A la frontière entre la Suisse et la France, le projet du Cern fait craindre des conséquences écologiques et énergétiques monstres. Association écologiste, élus et habitants ont interpellé l'organisation européenne pour la recherche nucléaire sur cet accélérateur de particules géant.
Pas de mur en prévision à la frontière franco-suisse, mais un immense scanner enfoui à 200 mètres de profondeur. Le Cern, l'organisation européenne pour la recherche nucléaire envisage de construire un accélérateur de particules avec un tunnel de 91 kilomètres de circonférence à cheval entre la France et la Suisse. Et le projet inquiète les acteurs de ce territoire.
Des premières investigations prochainement menées
Situé sur le tracé de ce collisionneur circulaire, la commune de Marlioz en Haute-Savoie s'apprête à subir quelques investigations géologiques. Plusieurs propriétaires ont reçu un courrier de la préfecture les informant de prochaines opérations.
"Une réalisation de forages, de carottage, d'installations de piézomètres et l'emploi de réfractions sismiques par dispositif pyrotechniques" sont prévus sur leur terrain. Alors le couple a décidé de contester cette décision en déposant un recours auprès de la préfecture.
"Nous n'avons aucune information déjà sur les conséquences de ces forages. Et ensuite, ces forages, c'est un avant-goût d'un projet qui est assez pharaonique et qui nous inquiète énormément", confie Chantal Domenge, propriétaire à Marlioz.
Les élus et associations écologistes interpellent le Cern
En Haute-Savoie, les propriétaires ne sont pas les seuls à s'alarmer face à ce projet de grande ampleur. Plusieurs élus de communes concernées par le tracé s'interrogent sur les conséquences des travaux et de l'installation à court terme mais aussi à moyen voire long terme.
L'ensemble des 25 maires de la communauté de communes d'Usses et Rhône ont co-signé une lettre adressée à la direction du Cern. "Nous ne sommes pas contre la recherche et le projet lui-même mais je suis vraiment inquiet de son impact et de ce qu'il va se passer sur notre territoire." raconte le maire (SE) de Minzier.
Le tunnel de ce collisionneur devrait être construit sous cette commune, mais aucune installation extérieure n'est prévue à Minzier. Malgré cela, l'édile craint un impact indirect : "On se pose beaucoup de questions notamment sur la phase de chantier. Cela va représenter près de 9 millions de mètres cube de terre à excaver donc beaucoup de camions sur les routes et beaucoup d'émissions de CO2...."

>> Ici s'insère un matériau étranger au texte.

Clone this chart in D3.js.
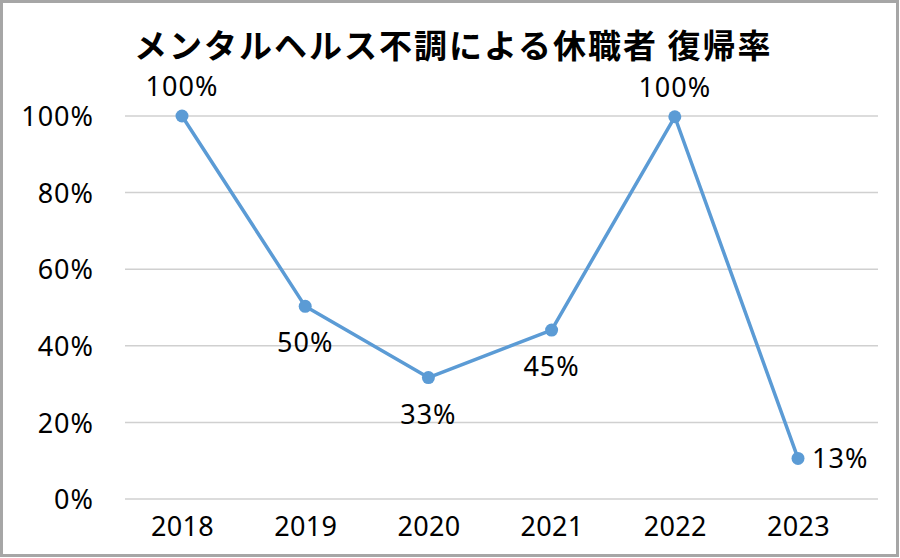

Ce manque d'information sur les tenants et les aboutissants de ce projet monstrueux qui attend la frontière franco-suisse, inquiète également les associations écologistes. L'AERE, association pour les énergies renouvelables et l'écologie, a mené une opération de tractage pour protester contre l'installation de l'accélérateur de particules jugé hors-sol.
"Alors que l'étude de faisabilité a commencé il y a dix ans, le public n'a été informé ni en Suisse ni en France. [...] C'est assez inquiétant car on a l'impression que les scientifiques ont tout à fait conscience de la catastrophe écologique, mais malgré cela ils continuent la recherche jusqu'au bout avec les conséquences que ce projet va impliquer", précise Sophie Rappallini, présidente de l'AERE.
Début des travaux envisagé en 2033
Le projet pourrait en effet consommer l'équivalent d'une ville de 700 000 habitants. Mais le Cern veut connaître la faisabilité de celui-ci afin de répondre aux grandes questions de l'univers et passer la vitesse supérieure.
"On comprend bien qu'un grand projet suscite des préoccupations. On veut faire cela dans le plus grand respect à la fois du territoire mais aussi des populations. C'est pour cela que l'on souhaite échanger sur le sujet et expliquer ce que l'on fait. Mais on n'en est pas encore à creuser un grand tunnel", se défend Arnaud Marsollier, responsable relations presse du Cern.
Le début des travaux est envisagé en 2033 pour une mise en service de l'accélérateur de particules géant dans les années 2050.